Let’s take a trip down NASCAR memory lane, shall we? In the 1960s, manufacturers began catching onto the fact that aerodynamics played an important role in how fast their cars went. Desperate to beat each other, automakers were going to great lengths to ensure they would “win on Sunday, sell on Monday” as the old adage goes, sparking what are now known as the ‘Aero Wars.’
The Aero Wars quickly became an affair solely between Ford and Chrysler. Due to NASCAR’s homologation rules, automakers were forced to build at least 500 examples of whichever car they raced, resulting in some truly whacky-looking road cars such as the Plymouth Superbird and Ford Torino Talladega, for example.

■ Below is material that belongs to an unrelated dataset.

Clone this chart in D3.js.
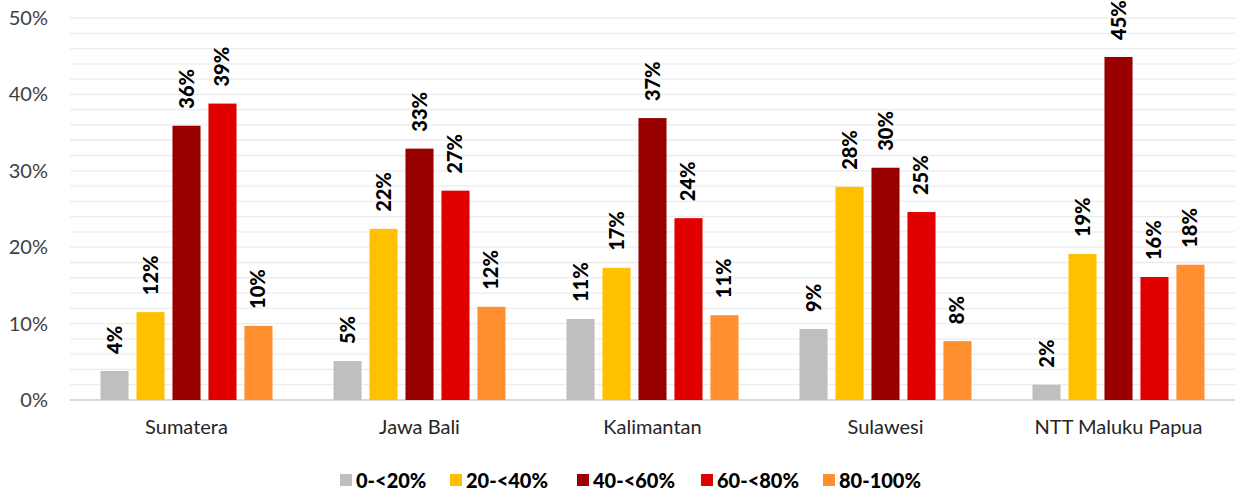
<!DOCTYPE html>
<html>
<head>
<meta charset="utf-8">
<script src="https://cdn.jsdelivr.net/npm/d3@7"></script>
<style>
  body { margin: 0; background: #fff; }
  svg { font-family: Lato, "Source Sans Pro", sans-serif; }
</style>
</head>
<body>
<svg id="chart" width="1235" height="493"></svg>
<script>
"use strict";

var regions = ['Sumatera', 'Jawa Bali', 'Kalimantan', 'Sulawesi', 'NTT Maluku Papua'];
var groups = ['0-<20%', '20-<40%', '40-<60%', '60-<80%', '80-100%'];
var colors = ['#bfbfbf', '#ffc000', '#990000', '#e00000', '#ff8f2f'];

// one array per group, in the order of regions
var g0_20 = [3.8, 5.1, 10.6, 9.3, 2.0];
var g20_40 = [11.5, 22.4, 17.3, 27.9, 19.1];
var g40_60 = [35.9, 32.9, 36.9, 30.4, 44.9];
var g60_80 = [38.8, 27.4, 23.8, 24.6, 16.1];
var g80_100 = [9.7, 12.2, 11.1, 7.7, 17.7];
var labels0 = ['4%', '5%', '11%', '9%', '2%'];
var labels1 = ['12%', '22%', '17%', '28%', '19%'];
var labels2 = ['36%', '33%', '37%', '30%', '45%'];
var labels3 = ['39%', '27%', '24%', '25%', '16%'];
var labels4 = ['10%', '12%', '11%', '8%', '18%'];
var yticks = [0, 10, 20, 30, 40, 50];

var series = [g0_20, g20_40, g40_60, g60_80, g80_100];
var labels = [labels0, labels1, labels2, labels3, labels4];

function draw_chart() {
  var svg = d3.select('#chart');
  var margin = { top: 18, right: 0, bottom: 93, left: 70 };
  var width = 1235 - margin.left - margin.right;
  var height = 493 - margin.top - margin.bottom;

  var plot = svg.append('g')
    .attr('transform', 'translate(' + margin.left + ',' + margin.top + ')');

  var x0 = d3.scaleBand().domain(regions).range([0, width]);
  var x1 = d3.scaleBand().domain(d3.range(groups.length))
    .range([0, 172]).paddingInner(0.22);
  var y = d3.scaleLinear().domain([0, 50]).range([height, 0]);

  // minor gridlines every 2%
  plot.append('g')
    .selectAll('line')
    .data(d3.range(2, 51, 2))
    .join('line')
    .attr('x1', 0).attr('x2', width)
    .attr('y1', d => y(d)).attr('y2', d => y(d))
    .attr('stroke', '#ececec')
    .attr('stroke-width', 1.3);

  // baseline
  plot.append('line')
    .attr('x1', 0).attr('x2', width)
    .attr('y1', y(0)).attr('y2', y(0))
    .attr('stroke', '#d9d9d9')
    .attr('stroke-width', 2);

  // y axis labels
  var yaxis = d3.axisLeft(y).tickValues(yticks).tickFormat(d => d + '%').tickSize(0).tickPadding(22);
  plot.append('g')
    .call(yaxis)
    .call(g => g.select('.domain').remove())
    .selectAll('text')
    .attr('font-size', 20)
    .attr('fill', '#404040')
    .style('font-family', 'Lato, sans-serif');

  // bars
  var groupOffset = (x0.bandwidth() - 172) / 2;
  regions.forEach(function (r, ri) {
    var gx = x0(r) + groupOffset;
    var rg = plot.append('g').attr('transform', 'translate(' + gx + ',0)');
    series.forEach(function (s, si) {
      rg.append('rect')
        .attr('x', x1(si))
        .attr('y', y(s[ri]))
        .attr('width', x1.bandwidth())
        .attr('height', y(0) - y(s[ri]))
        .attr('fill', colors[si]);
      var cx = x1(si) + x1.bandwidth() / 2;
      var ty = y(s[ri]) - 17;
      rg.append('text')
        .attr('transform', 'translate(' + (cx + 7) + ',' + ty + ') rotate(-90)')
        .attr('text-anchor', 'start')
        .attr('font-size', 20)
        .attr('font-weight', 900)
        .attr('fill', '#000')
        .text(labels[si][ri]);
    });
  });

  // x axis labels
  var xaxis = d3.axisBottom(x0).tickSize(0).tickPadding(20);
  plot.append('g')
    .attr('transform', 'translate(0,' + height + ')')
    .call(xaxis)
    .call(g => g.select('.domain').remove())
    .selectAll('text')
    .attr('font-size', 20)
    .attr('fill', '#262626')
    .style('font-family', 'Lato, sans-serif');

  // legend
  var legendX = [340, 450, 577, 701, 823];
  var legend = svg.append('g').attr('transform', 'translate(0,481)');
  groups.forEach(function (gname, i) {
    legend.append('rect')
      .attr('x', legendX[i]).attr('y', -7)
      .attr('width', 12).attr('height', 12)
      .attr('fill', colors[i]);
    legend.append('text')
      .attr('x', legendX[i] + 16).attr('y', 7)
      .attr('font-size', 20)
      .attr('font-weight', 900)
      .attr('fill', '#000')
      .text(gname);
  });
}

draw_chart();
</script>
</body>
</html>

Ford was in the midst of bringing another one of its ‘Aero Cars’ to market, the 1970 Ford Torino King Cobra, when NASCAR head honcho Bill France put an end to the Aero Wars. Concerned about driver safety due to the increasingly high speeds being reached and tired of seeing the same two manufacturers win, NASCAR implemented rules which said all Aero Cars would have engines under 5.0-liters and 3,000 production examples would have to be built instead of 500.
Shortly thereafter Ford pulled out of all forms of racing, presumably with a sour taste in its mouth about how the whole Aero Wars thing played out, killing development of the Torino King Cobra. Just 3 prototype versions of the long-nose aero-intensive muscle car were built, and one is currently up for sale on eBay by RK Motors Charlotte.
According to a Hot Rod Magazine article on the Torino King Cobra, all three prototypes were equipped with a different engine. RK Motors says this car started out life with a 460 V8 under its hood, however the current owners found it with no engine and dropped a 429 Shotgun V8 in it. The motor is linked up to a 4-speed manual transmission, which sends power to the rear wheels through a Ford 9-inch rear end with 3.50 gears.
Being only 1 of 3 cars ever built the Torino King Cobra isn’t cheap. RK Motors wants a frankly shocking $459,900 for it, but considering some of the classic car values we’ve seen around as of late, we wouldn’t be the least bit surprised if a collector takes the bait.